— begin Record extracts —

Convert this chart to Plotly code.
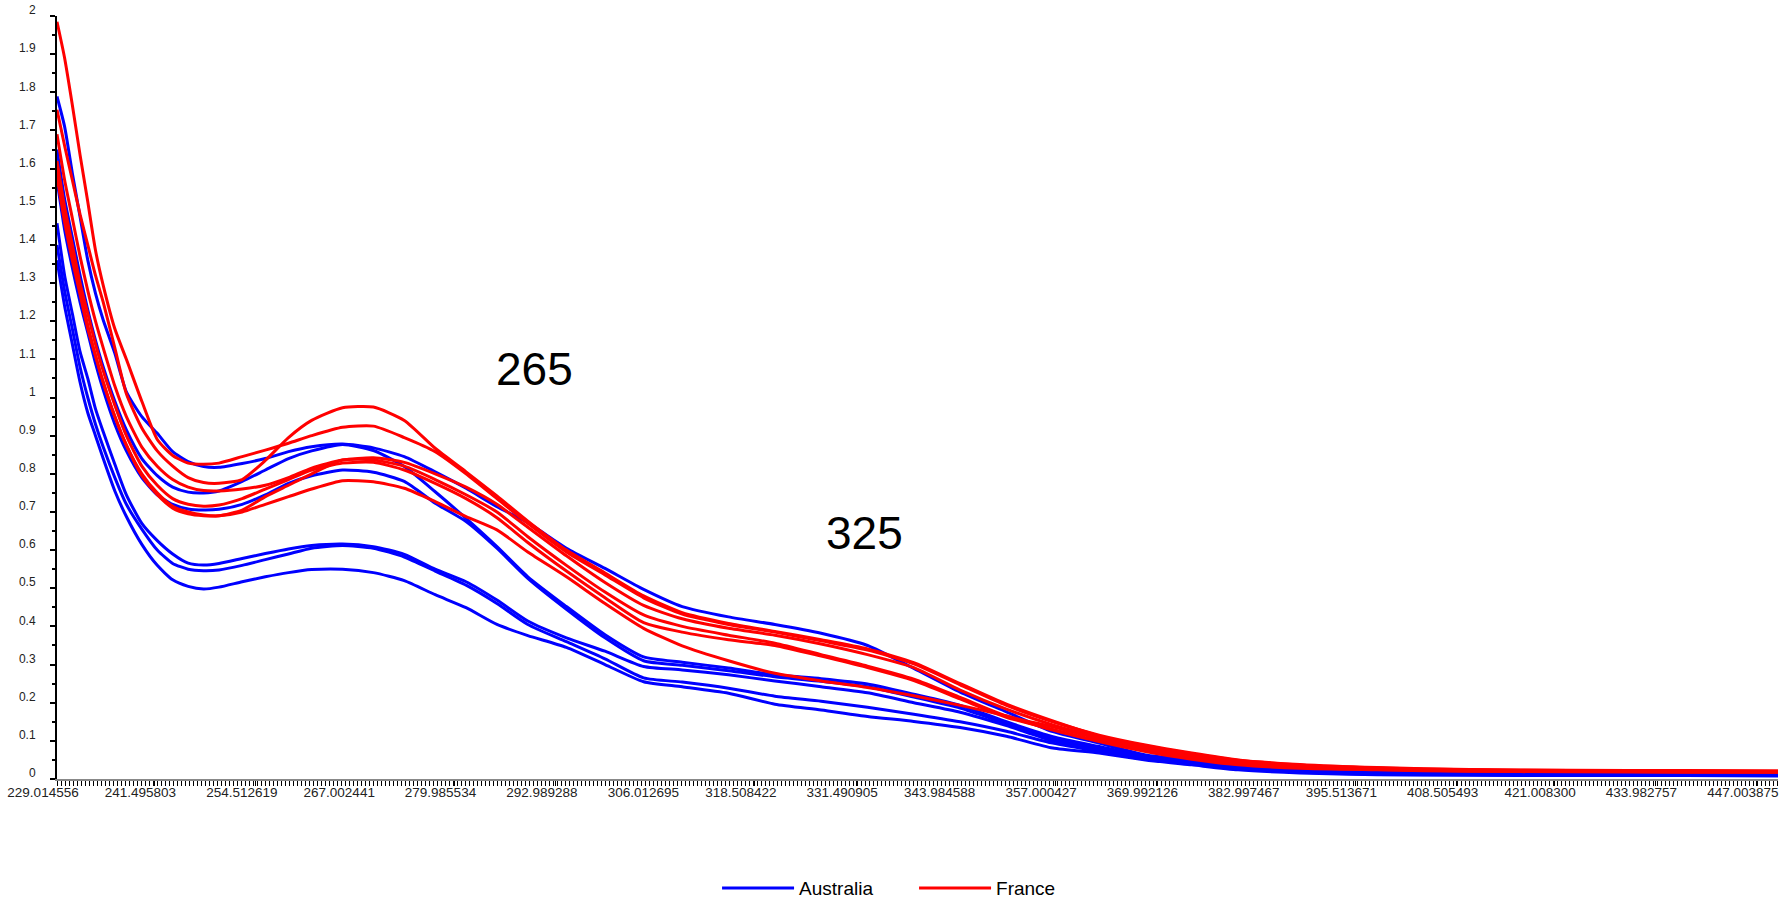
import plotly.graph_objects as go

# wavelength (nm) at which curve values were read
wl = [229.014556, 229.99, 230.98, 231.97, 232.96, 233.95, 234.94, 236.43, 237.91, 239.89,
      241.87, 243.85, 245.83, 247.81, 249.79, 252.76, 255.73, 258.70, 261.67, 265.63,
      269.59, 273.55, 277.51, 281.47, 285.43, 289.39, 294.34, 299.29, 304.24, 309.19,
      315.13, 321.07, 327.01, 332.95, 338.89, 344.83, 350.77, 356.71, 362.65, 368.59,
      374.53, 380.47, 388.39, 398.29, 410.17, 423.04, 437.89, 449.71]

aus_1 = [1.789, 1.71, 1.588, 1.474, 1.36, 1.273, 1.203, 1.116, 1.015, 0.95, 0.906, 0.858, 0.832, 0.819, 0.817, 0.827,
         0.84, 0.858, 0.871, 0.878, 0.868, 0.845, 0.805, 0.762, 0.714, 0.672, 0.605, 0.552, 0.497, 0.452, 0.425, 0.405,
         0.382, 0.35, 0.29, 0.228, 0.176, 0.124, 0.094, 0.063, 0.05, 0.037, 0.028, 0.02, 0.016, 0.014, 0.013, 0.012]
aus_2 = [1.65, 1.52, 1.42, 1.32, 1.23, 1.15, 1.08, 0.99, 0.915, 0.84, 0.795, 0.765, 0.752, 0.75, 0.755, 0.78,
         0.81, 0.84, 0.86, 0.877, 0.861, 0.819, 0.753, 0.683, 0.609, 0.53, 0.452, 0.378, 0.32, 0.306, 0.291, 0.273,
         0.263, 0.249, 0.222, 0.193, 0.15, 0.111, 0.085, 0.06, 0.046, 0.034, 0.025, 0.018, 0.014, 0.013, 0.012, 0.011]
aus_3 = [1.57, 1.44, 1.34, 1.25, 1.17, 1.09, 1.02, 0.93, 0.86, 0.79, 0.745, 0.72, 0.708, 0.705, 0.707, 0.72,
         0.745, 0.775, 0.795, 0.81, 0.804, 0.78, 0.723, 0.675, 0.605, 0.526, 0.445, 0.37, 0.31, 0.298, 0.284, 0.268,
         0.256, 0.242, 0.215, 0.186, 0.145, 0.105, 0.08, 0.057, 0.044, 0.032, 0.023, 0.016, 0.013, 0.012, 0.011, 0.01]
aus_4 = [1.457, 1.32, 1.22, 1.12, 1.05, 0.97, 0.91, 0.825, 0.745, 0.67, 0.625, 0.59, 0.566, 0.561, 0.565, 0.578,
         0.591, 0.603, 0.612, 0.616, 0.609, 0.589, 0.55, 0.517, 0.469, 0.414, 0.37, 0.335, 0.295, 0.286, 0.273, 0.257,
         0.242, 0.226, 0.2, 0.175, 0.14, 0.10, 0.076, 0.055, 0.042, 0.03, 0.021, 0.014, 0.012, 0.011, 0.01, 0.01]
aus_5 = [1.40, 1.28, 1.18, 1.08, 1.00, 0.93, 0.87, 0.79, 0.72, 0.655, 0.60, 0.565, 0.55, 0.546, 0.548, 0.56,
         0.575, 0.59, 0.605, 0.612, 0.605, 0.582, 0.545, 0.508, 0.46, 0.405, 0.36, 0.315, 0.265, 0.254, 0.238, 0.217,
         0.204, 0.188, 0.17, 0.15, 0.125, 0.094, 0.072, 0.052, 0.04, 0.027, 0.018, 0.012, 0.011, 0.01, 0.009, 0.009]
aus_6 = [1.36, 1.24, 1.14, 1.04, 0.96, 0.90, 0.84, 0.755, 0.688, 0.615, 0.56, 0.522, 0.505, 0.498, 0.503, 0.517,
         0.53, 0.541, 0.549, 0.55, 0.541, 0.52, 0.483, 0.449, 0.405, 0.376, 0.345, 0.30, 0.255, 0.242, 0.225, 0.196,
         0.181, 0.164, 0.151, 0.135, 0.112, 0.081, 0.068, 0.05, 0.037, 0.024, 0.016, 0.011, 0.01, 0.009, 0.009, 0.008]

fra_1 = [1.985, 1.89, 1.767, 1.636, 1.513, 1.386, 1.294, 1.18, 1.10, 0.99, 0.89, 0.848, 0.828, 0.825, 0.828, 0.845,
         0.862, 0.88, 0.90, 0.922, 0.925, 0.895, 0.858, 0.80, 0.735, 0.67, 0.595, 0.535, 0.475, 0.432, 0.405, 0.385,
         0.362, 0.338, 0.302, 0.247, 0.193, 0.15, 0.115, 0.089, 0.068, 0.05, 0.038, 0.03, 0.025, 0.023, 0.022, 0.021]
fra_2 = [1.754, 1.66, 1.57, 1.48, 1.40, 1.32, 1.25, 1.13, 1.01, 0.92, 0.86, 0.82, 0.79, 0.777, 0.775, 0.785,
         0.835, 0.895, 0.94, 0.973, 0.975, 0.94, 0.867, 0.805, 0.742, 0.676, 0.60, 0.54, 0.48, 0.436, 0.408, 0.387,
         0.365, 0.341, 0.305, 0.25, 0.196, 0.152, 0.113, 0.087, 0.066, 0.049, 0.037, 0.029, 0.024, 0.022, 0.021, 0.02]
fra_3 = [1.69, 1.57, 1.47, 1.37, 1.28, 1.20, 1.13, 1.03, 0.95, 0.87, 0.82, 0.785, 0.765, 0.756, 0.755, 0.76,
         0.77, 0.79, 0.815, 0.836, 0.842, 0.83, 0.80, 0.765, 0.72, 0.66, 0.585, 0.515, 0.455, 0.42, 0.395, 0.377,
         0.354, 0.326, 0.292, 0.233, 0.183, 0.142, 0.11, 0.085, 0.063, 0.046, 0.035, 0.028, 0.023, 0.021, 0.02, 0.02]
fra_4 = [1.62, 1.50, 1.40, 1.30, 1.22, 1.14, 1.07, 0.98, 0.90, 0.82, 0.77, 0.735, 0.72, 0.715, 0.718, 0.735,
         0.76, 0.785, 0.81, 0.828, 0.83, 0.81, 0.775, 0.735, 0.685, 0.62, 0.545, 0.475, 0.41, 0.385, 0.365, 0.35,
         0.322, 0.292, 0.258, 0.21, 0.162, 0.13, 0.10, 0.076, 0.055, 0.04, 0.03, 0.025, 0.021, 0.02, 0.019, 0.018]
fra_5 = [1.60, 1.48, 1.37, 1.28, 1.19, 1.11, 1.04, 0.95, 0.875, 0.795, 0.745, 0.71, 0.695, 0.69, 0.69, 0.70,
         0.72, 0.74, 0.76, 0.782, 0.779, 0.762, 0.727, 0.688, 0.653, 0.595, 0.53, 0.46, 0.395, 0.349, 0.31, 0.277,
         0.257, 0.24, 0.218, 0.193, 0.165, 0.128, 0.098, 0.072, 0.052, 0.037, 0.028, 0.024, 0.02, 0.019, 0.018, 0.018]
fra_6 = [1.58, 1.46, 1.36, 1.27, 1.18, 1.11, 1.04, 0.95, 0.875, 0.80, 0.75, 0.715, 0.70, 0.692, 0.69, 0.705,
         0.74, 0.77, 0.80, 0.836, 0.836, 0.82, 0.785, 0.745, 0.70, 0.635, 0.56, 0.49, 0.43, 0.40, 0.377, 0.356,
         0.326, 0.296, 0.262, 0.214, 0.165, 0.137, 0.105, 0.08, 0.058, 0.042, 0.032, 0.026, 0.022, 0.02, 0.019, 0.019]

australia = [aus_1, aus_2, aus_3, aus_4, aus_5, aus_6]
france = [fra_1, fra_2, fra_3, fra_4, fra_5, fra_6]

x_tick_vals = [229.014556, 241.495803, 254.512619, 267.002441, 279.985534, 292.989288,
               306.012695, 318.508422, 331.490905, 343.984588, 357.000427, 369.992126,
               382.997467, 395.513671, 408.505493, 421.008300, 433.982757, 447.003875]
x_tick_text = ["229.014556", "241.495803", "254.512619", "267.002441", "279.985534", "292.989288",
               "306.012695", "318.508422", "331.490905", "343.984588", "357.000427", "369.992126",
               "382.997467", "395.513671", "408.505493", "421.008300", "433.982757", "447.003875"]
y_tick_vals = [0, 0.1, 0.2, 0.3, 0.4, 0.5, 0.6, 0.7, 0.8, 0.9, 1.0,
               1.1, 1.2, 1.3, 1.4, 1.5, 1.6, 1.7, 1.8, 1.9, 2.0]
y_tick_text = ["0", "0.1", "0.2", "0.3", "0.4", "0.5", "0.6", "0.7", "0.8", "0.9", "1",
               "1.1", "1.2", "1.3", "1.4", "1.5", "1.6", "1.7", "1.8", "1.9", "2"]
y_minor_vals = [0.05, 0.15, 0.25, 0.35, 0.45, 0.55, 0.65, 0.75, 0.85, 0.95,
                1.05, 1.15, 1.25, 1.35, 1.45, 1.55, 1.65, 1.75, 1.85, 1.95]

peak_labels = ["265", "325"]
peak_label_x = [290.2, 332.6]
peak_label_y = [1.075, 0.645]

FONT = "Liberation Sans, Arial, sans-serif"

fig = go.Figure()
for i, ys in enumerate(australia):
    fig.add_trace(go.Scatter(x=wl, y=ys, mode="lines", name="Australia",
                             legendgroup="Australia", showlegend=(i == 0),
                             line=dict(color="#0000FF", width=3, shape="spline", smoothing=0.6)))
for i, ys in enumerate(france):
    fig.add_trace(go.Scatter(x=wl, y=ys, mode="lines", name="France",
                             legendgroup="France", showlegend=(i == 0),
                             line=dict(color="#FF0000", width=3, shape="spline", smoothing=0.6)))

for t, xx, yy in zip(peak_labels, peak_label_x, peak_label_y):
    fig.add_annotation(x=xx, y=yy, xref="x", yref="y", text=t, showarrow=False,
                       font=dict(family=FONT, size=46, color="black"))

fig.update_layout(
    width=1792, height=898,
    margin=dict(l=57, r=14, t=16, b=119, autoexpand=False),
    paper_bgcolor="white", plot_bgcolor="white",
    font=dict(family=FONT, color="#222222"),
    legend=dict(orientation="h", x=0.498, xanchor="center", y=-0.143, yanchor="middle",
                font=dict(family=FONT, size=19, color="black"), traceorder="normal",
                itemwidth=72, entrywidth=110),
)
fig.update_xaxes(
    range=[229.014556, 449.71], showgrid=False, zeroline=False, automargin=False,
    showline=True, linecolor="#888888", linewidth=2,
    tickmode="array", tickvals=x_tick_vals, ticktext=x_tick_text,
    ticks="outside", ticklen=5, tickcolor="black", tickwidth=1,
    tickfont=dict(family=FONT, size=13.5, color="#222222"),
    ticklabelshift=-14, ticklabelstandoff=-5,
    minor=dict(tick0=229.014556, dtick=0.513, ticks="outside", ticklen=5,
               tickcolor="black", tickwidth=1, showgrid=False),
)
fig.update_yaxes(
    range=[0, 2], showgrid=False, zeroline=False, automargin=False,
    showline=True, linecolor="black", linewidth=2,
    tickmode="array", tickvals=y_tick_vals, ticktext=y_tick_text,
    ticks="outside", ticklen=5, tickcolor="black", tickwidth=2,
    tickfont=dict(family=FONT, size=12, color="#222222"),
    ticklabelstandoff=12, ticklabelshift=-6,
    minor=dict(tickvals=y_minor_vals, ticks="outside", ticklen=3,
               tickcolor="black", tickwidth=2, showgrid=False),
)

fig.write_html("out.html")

— end Record extracts —
— begin Record extracts —

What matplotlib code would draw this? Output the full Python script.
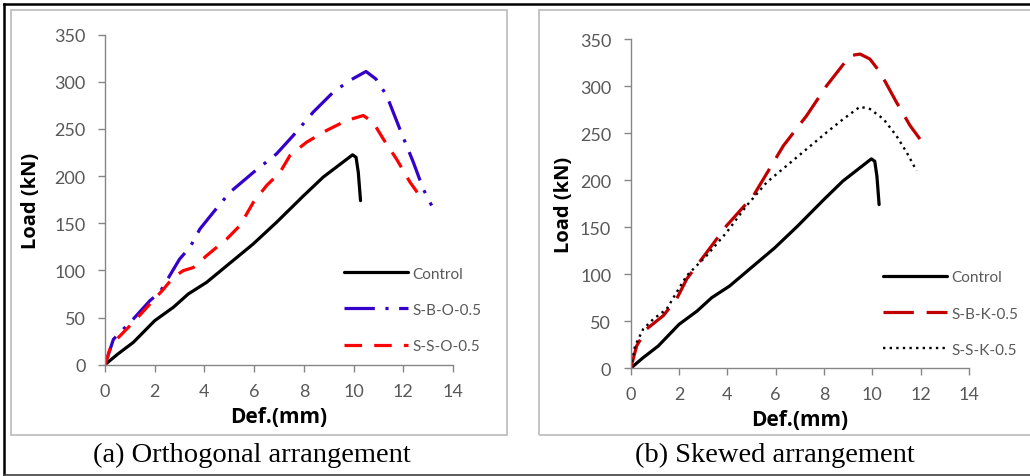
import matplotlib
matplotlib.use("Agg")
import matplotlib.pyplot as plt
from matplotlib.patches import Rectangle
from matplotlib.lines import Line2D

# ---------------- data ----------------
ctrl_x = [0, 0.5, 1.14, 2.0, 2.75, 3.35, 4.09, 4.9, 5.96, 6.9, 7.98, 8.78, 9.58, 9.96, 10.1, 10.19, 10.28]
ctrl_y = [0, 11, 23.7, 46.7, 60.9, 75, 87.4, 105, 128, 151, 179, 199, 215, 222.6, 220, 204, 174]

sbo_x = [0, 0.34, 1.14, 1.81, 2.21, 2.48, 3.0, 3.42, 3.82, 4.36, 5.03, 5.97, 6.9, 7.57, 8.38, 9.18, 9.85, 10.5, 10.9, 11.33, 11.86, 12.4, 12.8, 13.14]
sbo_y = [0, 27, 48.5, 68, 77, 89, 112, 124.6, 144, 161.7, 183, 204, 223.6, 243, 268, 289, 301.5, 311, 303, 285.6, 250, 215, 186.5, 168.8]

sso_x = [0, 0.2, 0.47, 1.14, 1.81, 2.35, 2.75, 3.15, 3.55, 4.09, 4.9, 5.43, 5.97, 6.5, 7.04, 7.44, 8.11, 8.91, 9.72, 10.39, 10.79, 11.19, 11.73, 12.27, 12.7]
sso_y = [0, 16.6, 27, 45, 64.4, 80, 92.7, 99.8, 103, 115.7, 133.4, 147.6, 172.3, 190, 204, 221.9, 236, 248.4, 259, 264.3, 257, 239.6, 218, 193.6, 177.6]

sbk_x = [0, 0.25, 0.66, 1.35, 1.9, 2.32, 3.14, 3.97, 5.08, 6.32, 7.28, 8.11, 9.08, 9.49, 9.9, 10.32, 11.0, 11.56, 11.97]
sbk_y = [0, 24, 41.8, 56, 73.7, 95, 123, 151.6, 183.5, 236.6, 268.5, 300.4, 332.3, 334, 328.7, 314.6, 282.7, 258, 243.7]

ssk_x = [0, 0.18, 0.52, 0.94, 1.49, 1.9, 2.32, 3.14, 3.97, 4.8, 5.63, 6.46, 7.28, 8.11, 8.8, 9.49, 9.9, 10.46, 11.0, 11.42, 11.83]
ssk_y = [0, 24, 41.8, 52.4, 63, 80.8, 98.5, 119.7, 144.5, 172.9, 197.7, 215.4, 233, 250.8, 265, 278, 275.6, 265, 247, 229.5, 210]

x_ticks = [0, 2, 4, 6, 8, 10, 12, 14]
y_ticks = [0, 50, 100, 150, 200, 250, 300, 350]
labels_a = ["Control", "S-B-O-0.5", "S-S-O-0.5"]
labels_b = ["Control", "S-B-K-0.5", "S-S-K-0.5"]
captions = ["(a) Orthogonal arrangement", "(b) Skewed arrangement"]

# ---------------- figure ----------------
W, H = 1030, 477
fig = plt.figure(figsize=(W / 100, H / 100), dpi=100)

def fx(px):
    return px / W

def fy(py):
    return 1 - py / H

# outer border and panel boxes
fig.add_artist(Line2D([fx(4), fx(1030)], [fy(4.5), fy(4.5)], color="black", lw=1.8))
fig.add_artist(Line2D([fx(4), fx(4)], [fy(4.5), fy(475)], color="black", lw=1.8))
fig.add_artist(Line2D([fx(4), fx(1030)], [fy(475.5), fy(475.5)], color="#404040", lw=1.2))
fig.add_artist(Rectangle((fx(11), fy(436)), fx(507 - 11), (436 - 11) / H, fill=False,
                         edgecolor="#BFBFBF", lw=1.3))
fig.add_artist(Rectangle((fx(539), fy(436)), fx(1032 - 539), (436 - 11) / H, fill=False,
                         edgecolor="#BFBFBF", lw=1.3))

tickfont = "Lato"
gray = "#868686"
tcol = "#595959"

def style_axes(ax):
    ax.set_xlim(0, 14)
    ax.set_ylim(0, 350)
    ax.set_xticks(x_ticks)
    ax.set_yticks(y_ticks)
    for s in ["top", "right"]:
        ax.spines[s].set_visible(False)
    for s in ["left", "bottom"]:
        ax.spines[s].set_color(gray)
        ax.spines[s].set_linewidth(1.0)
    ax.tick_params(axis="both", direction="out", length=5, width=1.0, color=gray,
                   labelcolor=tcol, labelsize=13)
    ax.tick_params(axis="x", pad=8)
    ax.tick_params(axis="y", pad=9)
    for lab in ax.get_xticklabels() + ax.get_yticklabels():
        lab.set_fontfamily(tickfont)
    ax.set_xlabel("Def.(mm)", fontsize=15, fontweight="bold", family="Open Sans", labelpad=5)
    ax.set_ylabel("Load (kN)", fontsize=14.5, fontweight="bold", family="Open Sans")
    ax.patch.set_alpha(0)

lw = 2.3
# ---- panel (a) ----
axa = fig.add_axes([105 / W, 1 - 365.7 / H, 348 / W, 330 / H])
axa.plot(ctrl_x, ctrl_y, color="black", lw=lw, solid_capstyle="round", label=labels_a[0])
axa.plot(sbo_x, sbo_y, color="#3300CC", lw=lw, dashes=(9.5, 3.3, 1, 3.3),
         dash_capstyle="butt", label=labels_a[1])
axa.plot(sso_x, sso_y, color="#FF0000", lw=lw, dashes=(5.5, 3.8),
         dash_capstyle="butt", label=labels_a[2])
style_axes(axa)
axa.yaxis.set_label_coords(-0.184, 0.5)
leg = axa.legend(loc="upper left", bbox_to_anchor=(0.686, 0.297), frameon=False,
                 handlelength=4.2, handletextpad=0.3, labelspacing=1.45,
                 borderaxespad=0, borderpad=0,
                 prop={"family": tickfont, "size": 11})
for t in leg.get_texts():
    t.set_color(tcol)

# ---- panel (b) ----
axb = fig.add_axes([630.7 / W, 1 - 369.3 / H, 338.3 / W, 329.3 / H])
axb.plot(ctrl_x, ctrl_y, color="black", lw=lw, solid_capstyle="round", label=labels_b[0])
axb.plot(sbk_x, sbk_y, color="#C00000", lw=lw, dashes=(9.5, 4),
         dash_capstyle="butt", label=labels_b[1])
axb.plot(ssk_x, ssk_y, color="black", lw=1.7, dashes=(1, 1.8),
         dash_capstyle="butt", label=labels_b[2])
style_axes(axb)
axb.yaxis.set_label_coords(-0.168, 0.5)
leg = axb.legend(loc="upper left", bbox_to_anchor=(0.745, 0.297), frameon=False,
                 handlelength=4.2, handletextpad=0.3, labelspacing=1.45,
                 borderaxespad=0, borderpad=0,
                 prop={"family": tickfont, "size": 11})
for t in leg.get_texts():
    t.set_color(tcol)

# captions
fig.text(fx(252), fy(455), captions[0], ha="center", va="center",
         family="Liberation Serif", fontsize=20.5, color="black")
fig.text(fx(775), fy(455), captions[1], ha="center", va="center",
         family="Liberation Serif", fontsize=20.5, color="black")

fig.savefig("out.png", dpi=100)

— end Record extracts —

Brief = Start at the line above containing "Convert this chart to Plotly code." and stop at the line containing "374.53, 380.47, 388.39, 398.29, 410.17, 423.04, 437.89, 449.71]": print those lines and everything between them exactly, but not the pictures.

Solution to the problem =
Convert this chart to Plotly code.
import plotly.graph_objects as go

# wavelength (nm) at which curve values were read
wl = [229.014556, 229.99, 230.98, 231.97, 232.96, 233.95, 234.94, 236.43, 237.91, 239.89,
      241.87, 243.85, 245.83, 247.81, 249.79, 252.76, 255.73, 258.70, 261.67, 265.63,
      269.59, 273.55, 277.51, 281.47, 285.43, 289.39, 294.34, 299.29, 304.24, 309.19,
      315.13, 321.07, 327.01, 332.95, 338.89, 344.83, 350.77, 356.71, 362.65, 368.59,
      374.53, 380.47, 388.39, 398.29, 410.17, 423.04, 437.89, 449.71]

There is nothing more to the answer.